(Figure scripts):

━━━━━━━━━━━━━━━━━━━━━━━━━━━━━━

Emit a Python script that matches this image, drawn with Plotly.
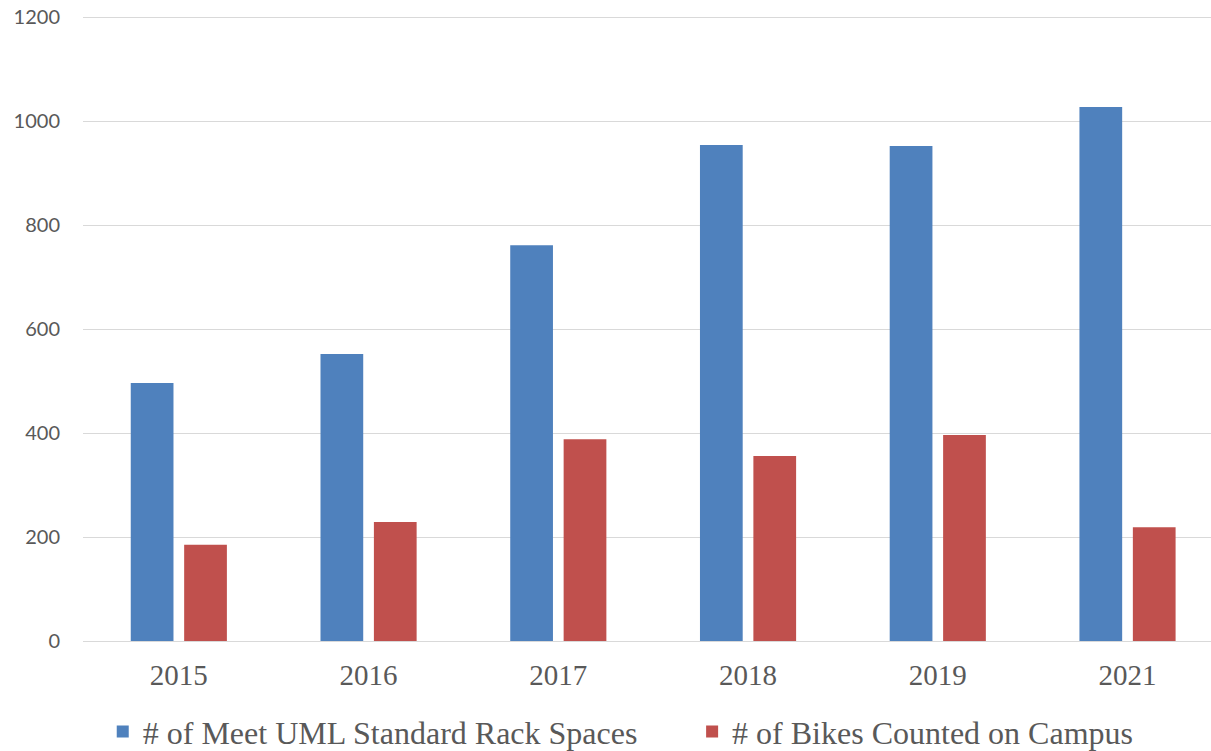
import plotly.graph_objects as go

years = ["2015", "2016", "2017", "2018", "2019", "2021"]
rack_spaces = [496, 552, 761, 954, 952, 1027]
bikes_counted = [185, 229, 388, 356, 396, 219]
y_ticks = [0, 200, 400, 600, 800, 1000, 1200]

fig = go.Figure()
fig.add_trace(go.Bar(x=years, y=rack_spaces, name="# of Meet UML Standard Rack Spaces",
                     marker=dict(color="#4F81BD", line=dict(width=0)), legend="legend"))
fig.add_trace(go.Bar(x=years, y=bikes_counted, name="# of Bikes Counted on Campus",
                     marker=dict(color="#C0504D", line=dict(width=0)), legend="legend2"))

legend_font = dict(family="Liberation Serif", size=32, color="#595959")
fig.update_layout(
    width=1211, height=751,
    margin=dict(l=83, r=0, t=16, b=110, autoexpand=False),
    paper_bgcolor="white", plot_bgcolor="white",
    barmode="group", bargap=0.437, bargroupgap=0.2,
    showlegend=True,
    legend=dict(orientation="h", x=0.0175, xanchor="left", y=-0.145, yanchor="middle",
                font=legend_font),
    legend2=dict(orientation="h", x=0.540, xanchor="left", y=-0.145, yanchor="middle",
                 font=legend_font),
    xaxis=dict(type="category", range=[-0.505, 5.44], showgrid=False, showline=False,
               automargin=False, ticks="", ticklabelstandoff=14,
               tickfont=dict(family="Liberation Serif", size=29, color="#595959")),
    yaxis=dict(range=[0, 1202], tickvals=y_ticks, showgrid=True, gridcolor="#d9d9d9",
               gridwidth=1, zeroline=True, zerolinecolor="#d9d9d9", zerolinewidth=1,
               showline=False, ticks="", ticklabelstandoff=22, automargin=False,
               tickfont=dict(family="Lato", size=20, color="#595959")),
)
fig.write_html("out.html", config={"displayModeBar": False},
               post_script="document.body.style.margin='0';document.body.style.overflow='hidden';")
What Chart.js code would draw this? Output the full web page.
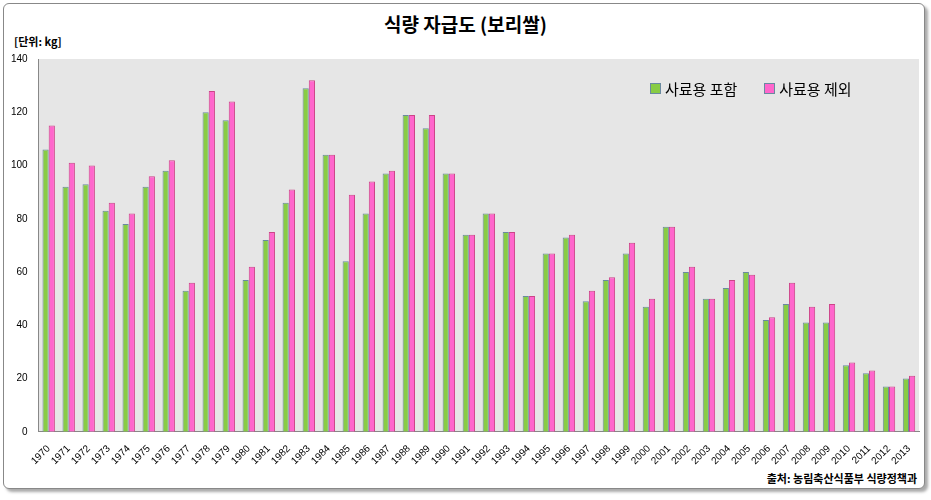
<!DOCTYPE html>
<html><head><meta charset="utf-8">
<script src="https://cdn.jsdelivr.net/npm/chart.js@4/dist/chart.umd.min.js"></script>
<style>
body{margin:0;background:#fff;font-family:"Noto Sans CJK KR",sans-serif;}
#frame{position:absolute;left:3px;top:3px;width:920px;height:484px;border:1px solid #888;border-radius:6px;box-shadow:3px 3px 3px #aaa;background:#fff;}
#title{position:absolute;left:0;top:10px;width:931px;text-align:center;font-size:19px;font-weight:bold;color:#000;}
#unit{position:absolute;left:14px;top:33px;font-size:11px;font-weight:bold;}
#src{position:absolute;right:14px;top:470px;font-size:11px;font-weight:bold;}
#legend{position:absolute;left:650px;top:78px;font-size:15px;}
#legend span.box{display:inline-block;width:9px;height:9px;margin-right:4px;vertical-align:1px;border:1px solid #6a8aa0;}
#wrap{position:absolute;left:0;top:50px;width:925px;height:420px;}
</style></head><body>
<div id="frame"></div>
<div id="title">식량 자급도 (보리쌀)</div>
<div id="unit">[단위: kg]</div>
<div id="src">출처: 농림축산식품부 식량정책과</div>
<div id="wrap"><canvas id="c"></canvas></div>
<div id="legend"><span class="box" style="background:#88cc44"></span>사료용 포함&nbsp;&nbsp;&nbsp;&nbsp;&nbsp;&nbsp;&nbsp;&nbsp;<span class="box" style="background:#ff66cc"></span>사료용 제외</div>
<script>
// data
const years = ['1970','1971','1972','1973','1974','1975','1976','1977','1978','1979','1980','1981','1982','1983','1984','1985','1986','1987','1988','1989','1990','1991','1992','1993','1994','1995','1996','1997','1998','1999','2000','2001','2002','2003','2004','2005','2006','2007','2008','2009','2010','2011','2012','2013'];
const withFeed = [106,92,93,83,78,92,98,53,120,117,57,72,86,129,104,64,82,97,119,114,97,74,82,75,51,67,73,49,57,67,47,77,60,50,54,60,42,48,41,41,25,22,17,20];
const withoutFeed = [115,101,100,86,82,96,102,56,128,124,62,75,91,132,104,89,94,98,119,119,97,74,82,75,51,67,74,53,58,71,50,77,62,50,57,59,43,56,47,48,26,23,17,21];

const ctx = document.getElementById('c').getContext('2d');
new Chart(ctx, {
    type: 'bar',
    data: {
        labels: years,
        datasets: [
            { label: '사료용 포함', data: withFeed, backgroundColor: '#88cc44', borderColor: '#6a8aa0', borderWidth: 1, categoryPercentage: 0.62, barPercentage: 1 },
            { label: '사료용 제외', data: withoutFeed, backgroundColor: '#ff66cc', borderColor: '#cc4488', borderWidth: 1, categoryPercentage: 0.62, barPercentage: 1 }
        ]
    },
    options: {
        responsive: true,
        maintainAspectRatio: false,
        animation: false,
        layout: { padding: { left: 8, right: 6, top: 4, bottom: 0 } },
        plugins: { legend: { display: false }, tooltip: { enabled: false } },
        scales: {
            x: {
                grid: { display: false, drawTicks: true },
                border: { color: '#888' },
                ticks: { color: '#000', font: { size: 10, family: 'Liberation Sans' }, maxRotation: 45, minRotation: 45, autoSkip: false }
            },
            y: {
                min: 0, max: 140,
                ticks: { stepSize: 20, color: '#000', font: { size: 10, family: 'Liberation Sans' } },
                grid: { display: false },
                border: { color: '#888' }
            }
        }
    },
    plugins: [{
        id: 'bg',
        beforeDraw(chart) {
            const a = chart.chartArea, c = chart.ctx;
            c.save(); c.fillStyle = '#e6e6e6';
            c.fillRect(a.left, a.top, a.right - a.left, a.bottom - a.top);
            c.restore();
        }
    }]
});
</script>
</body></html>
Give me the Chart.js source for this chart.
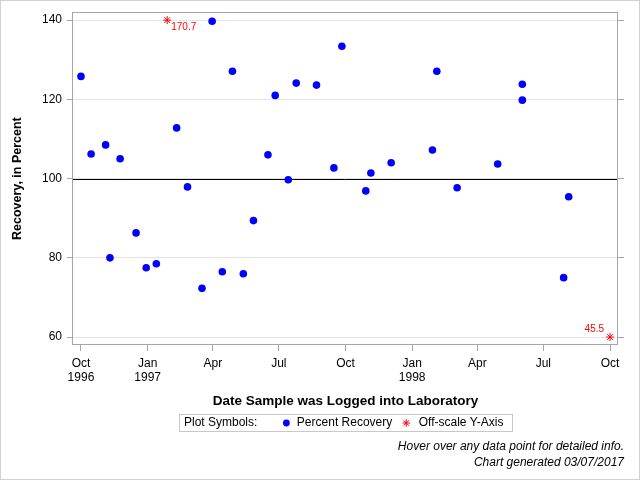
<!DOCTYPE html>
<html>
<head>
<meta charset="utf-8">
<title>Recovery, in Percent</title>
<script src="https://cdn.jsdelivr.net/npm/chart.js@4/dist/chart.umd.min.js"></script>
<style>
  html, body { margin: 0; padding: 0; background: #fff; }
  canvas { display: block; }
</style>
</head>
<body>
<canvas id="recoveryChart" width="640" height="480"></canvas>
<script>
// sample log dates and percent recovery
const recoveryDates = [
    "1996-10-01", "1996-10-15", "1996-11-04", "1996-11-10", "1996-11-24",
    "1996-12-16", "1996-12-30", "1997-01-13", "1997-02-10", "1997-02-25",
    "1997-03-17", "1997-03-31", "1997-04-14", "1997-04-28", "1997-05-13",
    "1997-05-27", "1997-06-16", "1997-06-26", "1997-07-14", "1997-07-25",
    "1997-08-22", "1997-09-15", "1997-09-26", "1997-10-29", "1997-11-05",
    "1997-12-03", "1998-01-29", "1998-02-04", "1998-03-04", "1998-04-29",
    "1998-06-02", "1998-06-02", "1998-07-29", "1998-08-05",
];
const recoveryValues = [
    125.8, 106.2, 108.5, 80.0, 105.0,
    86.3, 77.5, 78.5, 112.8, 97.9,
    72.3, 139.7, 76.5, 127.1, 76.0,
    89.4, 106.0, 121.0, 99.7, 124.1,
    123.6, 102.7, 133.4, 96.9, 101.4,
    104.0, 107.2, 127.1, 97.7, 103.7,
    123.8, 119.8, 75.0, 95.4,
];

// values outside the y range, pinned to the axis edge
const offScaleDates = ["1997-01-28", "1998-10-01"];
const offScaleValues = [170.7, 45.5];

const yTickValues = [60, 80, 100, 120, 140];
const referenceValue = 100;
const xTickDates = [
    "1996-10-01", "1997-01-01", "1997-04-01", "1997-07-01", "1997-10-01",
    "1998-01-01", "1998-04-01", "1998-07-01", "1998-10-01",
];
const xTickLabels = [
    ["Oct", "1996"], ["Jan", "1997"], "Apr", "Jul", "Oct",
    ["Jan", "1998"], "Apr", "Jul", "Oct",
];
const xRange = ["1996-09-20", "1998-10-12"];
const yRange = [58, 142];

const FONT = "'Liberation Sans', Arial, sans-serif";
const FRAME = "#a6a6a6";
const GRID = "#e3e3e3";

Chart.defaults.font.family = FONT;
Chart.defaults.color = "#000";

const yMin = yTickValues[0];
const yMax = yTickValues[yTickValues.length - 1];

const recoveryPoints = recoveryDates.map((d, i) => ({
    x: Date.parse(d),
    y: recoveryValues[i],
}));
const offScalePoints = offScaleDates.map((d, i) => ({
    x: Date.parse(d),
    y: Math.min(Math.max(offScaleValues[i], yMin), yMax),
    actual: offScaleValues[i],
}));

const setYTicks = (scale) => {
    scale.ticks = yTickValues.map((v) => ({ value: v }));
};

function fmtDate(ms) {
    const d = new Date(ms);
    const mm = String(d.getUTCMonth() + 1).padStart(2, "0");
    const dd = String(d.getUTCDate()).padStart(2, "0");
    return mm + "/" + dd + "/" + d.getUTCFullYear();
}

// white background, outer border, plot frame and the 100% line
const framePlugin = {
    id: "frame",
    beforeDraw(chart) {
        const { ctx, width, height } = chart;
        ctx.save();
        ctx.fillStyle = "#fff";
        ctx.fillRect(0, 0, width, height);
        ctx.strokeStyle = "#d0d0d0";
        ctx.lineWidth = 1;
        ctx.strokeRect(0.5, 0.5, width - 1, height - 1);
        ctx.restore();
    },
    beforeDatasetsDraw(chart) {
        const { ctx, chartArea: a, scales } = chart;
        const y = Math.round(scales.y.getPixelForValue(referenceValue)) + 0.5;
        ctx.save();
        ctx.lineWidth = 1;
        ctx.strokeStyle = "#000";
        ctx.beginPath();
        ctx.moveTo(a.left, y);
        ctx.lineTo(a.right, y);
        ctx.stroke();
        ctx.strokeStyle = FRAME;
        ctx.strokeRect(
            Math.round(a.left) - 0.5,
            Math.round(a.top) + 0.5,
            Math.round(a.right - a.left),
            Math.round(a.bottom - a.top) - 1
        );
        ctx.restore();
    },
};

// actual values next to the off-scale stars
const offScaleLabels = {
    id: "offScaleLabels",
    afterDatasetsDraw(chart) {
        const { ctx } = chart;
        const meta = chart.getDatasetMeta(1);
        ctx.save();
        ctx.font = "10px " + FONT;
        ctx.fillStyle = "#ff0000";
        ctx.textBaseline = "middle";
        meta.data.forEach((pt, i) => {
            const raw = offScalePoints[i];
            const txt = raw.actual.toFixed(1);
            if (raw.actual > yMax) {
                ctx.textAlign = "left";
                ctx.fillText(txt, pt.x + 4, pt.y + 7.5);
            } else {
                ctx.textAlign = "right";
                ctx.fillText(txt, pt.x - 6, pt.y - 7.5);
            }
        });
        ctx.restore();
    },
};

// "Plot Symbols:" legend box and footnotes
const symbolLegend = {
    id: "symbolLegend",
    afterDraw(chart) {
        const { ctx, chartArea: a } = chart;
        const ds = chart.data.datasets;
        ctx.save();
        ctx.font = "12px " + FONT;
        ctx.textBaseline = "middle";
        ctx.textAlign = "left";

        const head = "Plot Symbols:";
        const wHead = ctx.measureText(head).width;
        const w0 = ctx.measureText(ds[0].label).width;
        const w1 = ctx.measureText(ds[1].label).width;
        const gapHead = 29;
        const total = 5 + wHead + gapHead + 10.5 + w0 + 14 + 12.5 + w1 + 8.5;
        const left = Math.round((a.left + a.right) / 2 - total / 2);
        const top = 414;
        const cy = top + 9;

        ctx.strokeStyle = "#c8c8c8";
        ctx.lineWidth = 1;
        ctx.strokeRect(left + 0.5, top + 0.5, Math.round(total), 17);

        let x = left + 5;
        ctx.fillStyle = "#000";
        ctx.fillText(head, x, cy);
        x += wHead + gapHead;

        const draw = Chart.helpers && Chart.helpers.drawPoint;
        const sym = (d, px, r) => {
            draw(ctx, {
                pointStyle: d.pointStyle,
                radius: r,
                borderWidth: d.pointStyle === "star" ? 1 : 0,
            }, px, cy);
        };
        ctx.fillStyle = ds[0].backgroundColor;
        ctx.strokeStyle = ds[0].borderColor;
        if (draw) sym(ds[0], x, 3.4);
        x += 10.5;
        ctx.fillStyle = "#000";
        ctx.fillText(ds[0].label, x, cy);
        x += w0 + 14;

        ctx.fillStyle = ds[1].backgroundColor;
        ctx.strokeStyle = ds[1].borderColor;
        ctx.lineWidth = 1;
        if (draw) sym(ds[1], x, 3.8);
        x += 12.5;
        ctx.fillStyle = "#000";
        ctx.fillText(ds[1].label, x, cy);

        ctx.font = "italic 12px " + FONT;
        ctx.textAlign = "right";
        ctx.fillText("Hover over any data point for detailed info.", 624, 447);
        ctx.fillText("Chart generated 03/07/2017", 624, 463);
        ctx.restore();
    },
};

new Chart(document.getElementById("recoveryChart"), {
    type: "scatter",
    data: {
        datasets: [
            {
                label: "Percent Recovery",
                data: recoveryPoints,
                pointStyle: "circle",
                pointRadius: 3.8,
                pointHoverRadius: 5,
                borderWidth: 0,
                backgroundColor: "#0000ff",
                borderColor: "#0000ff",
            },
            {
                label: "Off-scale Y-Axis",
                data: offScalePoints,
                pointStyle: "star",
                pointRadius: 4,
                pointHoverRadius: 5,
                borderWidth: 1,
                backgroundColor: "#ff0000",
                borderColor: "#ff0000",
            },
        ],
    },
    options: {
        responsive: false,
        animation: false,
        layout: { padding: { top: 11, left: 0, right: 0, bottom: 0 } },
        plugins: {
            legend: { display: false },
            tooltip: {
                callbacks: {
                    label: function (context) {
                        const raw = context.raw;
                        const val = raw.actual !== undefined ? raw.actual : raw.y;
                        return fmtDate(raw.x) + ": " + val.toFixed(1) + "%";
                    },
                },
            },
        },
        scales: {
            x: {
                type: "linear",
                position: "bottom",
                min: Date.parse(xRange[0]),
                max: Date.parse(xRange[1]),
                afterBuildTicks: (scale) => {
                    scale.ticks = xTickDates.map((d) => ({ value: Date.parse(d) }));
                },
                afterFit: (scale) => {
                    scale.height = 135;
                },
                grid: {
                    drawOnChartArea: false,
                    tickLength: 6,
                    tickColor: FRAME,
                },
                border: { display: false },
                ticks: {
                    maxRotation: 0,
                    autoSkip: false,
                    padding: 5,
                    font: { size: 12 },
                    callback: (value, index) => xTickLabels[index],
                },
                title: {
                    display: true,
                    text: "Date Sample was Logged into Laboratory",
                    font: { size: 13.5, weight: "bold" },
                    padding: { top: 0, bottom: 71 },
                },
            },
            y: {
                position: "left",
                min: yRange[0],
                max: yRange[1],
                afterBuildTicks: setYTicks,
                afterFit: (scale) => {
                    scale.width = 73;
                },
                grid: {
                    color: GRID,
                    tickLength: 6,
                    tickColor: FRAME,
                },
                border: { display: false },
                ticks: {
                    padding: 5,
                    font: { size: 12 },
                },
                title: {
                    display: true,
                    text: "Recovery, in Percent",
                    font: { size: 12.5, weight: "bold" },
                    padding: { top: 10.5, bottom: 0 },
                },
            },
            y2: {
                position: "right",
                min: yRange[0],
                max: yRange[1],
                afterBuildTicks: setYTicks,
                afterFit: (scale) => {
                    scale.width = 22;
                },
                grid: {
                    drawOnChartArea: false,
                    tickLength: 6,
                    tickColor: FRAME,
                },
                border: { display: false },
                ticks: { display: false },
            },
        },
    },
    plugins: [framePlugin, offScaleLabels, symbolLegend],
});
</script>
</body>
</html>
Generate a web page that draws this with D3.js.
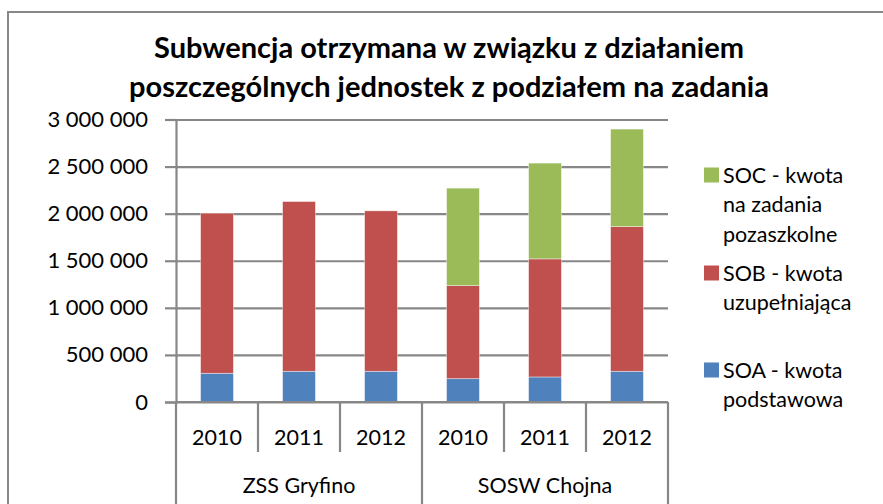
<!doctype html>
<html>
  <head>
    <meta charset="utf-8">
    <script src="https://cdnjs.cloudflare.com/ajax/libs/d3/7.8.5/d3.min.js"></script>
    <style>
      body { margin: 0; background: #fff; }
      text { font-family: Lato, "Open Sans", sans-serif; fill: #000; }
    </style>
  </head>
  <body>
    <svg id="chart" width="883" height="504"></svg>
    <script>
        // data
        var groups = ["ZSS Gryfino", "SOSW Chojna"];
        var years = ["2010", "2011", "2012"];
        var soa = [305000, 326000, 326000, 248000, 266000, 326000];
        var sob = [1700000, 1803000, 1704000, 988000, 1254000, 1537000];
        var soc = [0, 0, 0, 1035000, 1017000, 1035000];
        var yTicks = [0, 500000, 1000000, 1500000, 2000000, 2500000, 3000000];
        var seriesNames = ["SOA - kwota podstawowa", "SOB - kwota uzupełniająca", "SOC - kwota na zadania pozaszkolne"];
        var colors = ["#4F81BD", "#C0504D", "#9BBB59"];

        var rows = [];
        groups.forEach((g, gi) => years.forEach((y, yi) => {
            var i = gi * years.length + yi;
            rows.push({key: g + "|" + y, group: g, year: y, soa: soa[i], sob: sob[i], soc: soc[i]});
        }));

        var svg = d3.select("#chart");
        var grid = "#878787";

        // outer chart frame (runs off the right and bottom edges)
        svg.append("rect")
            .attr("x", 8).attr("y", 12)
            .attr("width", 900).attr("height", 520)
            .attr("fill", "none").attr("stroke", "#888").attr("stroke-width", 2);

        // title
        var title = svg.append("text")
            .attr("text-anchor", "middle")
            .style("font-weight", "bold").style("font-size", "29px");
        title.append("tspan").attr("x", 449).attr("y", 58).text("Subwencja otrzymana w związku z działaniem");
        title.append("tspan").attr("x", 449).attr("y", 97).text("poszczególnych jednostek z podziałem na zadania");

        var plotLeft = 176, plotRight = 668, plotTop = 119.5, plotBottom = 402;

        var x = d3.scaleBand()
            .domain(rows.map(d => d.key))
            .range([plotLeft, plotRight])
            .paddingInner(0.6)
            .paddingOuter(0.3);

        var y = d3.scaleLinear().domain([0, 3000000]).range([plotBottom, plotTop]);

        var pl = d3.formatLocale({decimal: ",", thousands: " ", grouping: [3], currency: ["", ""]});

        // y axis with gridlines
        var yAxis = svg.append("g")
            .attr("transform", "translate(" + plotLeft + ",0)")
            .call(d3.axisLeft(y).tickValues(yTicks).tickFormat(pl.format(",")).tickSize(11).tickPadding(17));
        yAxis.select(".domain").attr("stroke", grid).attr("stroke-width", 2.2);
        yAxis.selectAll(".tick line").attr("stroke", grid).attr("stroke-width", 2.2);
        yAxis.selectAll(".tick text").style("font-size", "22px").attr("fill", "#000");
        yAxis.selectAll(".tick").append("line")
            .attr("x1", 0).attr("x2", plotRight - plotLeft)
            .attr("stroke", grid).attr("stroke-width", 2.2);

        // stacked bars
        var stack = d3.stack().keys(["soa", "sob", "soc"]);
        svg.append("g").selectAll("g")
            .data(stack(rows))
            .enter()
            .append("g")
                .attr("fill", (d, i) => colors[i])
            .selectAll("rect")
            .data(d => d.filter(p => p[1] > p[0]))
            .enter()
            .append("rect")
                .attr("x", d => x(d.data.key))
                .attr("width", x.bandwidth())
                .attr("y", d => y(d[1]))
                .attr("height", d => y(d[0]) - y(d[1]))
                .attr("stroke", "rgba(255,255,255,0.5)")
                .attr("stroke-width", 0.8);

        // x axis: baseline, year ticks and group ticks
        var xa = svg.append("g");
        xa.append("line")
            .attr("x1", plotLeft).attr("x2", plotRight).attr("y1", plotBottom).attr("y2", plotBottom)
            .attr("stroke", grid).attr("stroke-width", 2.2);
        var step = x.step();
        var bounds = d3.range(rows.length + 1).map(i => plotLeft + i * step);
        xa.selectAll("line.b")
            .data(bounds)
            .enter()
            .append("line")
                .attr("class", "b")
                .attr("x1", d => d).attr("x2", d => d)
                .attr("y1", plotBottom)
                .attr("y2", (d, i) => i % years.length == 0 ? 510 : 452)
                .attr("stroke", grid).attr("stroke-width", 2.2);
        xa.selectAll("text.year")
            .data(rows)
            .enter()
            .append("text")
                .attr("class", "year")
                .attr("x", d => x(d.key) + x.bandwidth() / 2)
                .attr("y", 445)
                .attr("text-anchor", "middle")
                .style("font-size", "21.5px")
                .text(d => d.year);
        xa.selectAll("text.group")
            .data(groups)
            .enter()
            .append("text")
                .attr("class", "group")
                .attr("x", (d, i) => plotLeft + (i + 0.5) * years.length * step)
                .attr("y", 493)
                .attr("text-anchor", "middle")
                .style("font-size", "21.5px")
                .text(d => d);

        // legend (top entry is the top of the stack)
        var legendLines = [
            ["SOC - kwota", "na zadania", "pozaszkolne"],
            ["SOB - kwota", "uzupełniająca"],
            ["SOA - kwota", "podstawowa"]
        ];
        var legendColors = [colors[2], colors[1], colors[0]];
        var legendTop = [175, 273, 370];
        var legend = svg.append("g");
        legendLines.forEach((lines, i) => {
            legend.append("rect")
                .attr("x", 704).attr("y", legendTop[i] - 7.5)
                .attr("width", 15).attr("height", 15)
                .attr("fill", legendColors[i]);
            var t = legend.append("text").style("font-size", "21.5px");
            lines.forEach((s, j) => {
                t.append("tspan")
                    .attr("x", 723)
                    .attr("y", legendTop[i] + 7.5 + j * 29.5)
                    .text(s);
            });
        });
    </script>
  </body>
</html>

━━━━━━━━━━━━━━━━━━━━━━━━━━━━━━

(TASK PROMPT):
Quote only what lies between the first line of the records and the line containing "import plotly.graph_objects as go", please, including both lines and excluding images.

(SOLVED EXERCISE):
Emit a Python script that matches this image, drawn with Plotly.
import plotly.graph_objects as go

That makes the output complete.